We want to find the temperature \(T\) at which the free energy change \(\Delta G = 0\). Thus, we can set the equation to zero and solve for \(T\): \[ 0 = -32,000\,\text{J} + 98\,\text{J/K} \cdot T \] Now, isolate the temperature on one side of the equation: \[ T = \frac{32{,}000\,\text{J}}{98\,\text{J/K}} \] Divide to find the temperature: \[ T \approx 326.53\,\text{K} \]

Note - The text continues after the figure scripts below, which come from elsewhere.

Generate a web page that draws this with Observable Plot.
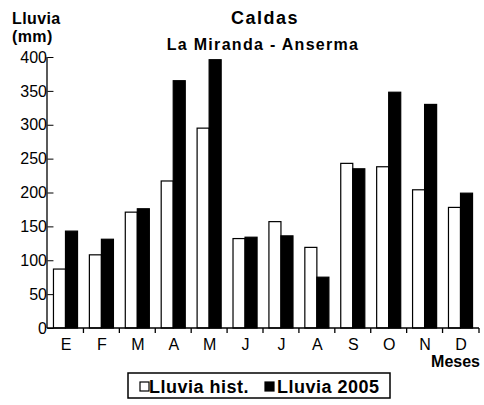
<!DOCTYPE html>
<html><head><meta charset="utf-8">
<script src="https://cdn.jsdelivr.net/npm/d3@7"></script>
<script src="https://cdn.jsdelivr.net/npm/@observablehq/plot@0.6"></script>
<style>body{margin:0;background:#fff} svg{display:block}</style>
</head><body><div id="chart"></div>
<script>
const monthLabels = ["E","F","M","A","M","J","J","A","S","O","N","D"];
const monthKeys = [0,1,2,3,4,5,6,7,8,9,10,11];
const seriesNames = ["Lluvia hist.", "Lluvia 2005"];
const lluviaHist = [87,108,171,217,295,132,157,119,243,238,204,178];
const lluvia2005 = [143,131,176,365,396,134,136,75,235,348,330,199];
const yTicks = [0,50,100,150,200,250,300,350,400];
const titleText = "Caldas";
const subtitleText = "La Miranda - Anserma";
const yLabelLines = ["Lluvia","(mm)"];
const xLabelText = "Meses";

const data = monthKeys.flatMap(i => [
  {m: i, s: seriesNames[0], v: lluviaHist[i]},
  {m: i, s: seriesNames[1], v: lluvia2005[i]}
]);

const font = "'Liberation Sans', Arial, Helvetica, sans-serif";

const plot = Plot.plot({
  width: 484, height: 405,
  marginLeft: 47, marginRight: 5, marginTop: 57, marginBottom: 77,
  style: {fontFamily: font, fontSize: "16px", background: "white", color: "black"},
  fx: {domain: monthKeys, paddingInner: 0.33, paddingOuter: 0.18, round: false, tickSize: 0, tickPadding: 10,
       tickFormat: i => monthLabels[i], label: null, axis: "bottom"},
  x: {domain: seriesNames, padding: 0, round: false, axis: null},
  y: {domain: [0, 400], ticks: yTicks, tickSize: 6, tickPadding: 1, label: null},
  color: {domain: seriesNames, range: ["white", "black"]},
  marks: [
    Plot.barY(data, {fx: "m", x: "s", y: "v", fill: "s", stroke: "black", strokeWidth: 1.2, inset: 0})
  ]
});
document.getElementById("chart").appendChild(plot);

const svg = d3.select(plot);
const fx = plot.scale("fx"), y = plot.scale("y");
const y0 = y.apply(0), yTop = y.apply(yTicks[yTicks.length - 1]);
const [xa, xb] = fx.range;
const g = svg.append("g").attr("stroke", "black").attr("stroke-width", 1.3);
g.append("line").attr("x1", xa).attr("x2", xa).attr("y1", yTop).attr("y2", y0);
g.append("line").attr("x1", xa).attr("x2", xb).attr("y1", y0).attr("y2", y0);
const bw = fx.bandwidth;
for (let k = 1; k < monthKeys.length; k++) {
  const bx = (fx.apply(monthKeys[k - 1]) + bw + fx.apply(monthKeys[k])) / 2;
  g.append("line").attr("x1", bx).attr("x2", bx).attr("y1", y0).attr("y2", y0 + 5);
}
g.append("line").attr("x1", xb).attr("x2", xb).attr("y1", y0).attr("y2", y0 + 5);

const t = svg.append("g").attr("font-family", font).attr("fill", "black")
  .attr("font-weight", "bold").attr("text-anchor", "start");
t.append("text").attr("x", 265).attr("y", 24).attr("text-anchor", "middle")
  .attr("font-size", 18).attr("letter-spacing", 1.5).text(titleText);
t.append("text").attr("x", 263).attr("y", 50).attr("text-anchor", "middle")
  .attr("font-size", 16).attr("letter-spacing", 1.3).text(subtitleText);
t.append("text").attr("x", 12).attr("y", 24).attr("font-size", 16).attr("letter-spacing", 0.4).text(yLabelLines[0]);
t.append("text").attr("x", 12).attr("y", 42).attr("font-size", 16).attr("letter-spacing", 0.4).text(yLabelLines[1]);
t.append("text").attr("x", 480).attr("y", 367).attr("text-anchor", "end")
  .attr("font-size", 16).text(xLabelText);

// legend
const color = plot.scale("color");
const lg = svg.append("g").attr("font-family", font).attr("text-anchor", "start");
lg.append("rect").attr("x", 128).attr("y", 373).attr("width", 262).attr("height", 25)
  .attr("fill", "white").attr("stroke", "black").attr("stroke-width", 1.5);
const legendItems = [{name: seriesNames[0], sx: 140, tx: 149}, {name: seriesNames[1], sx: 265, tx: 277}];
legendItems.forEach(it => {
  lg.append("rect").attr("x", it.sx).attr("y", 382).attr("width", 9).attr("height", 9)
    .attr("fill", color.apply(it.name)).attr("stroke", "black").attr("stroke-width", 1.2);
  lg.append("text").attr("x", it.tx).attr("y", 393).attr("font-size", 18).attr("font-weight", "bold")
    .attr("letter-spacing", 0.5).attr("fill", "black").text(it.name);
});
</script>
</body></html>
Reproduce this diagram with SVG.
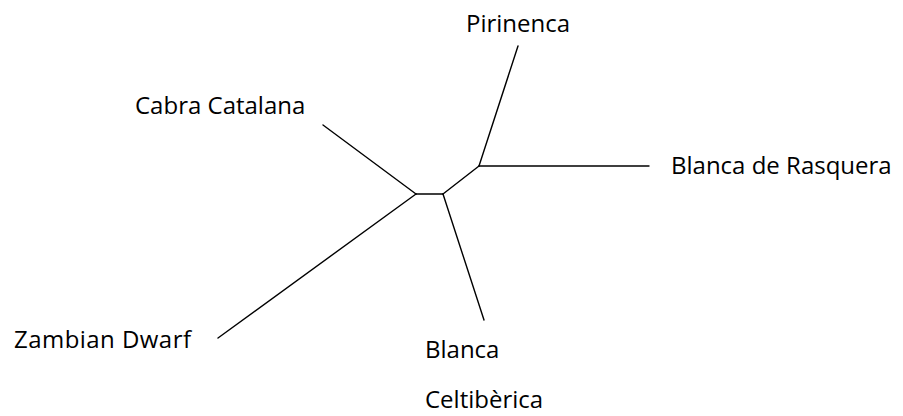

To find if the reaction is spontaneous or nonspontaneous, we must first look at the sign of \(\Delta G\) as the temperature increases. Recall that for this problem, both \(\Delta H\) and \(\Delta S\) are negative. When the temperature increases from \(T \approx 326.53\,\text{K}\), the magnitude of the term \(T\Delta S\) will also increase, because the product of two negative numbers will be positive. Since \(\Delta H\) is already negative, adding more positive values (increasing the magnitude of \(T\Delta S\)) will make \(\Delta G\) more positive. When \(\Delta G\) is positive, the reaction is nonspontaneous. In summary, as the temperature increases from \(T \approx 326.53\,\text{K}\), the reaction will become nonspontaneous.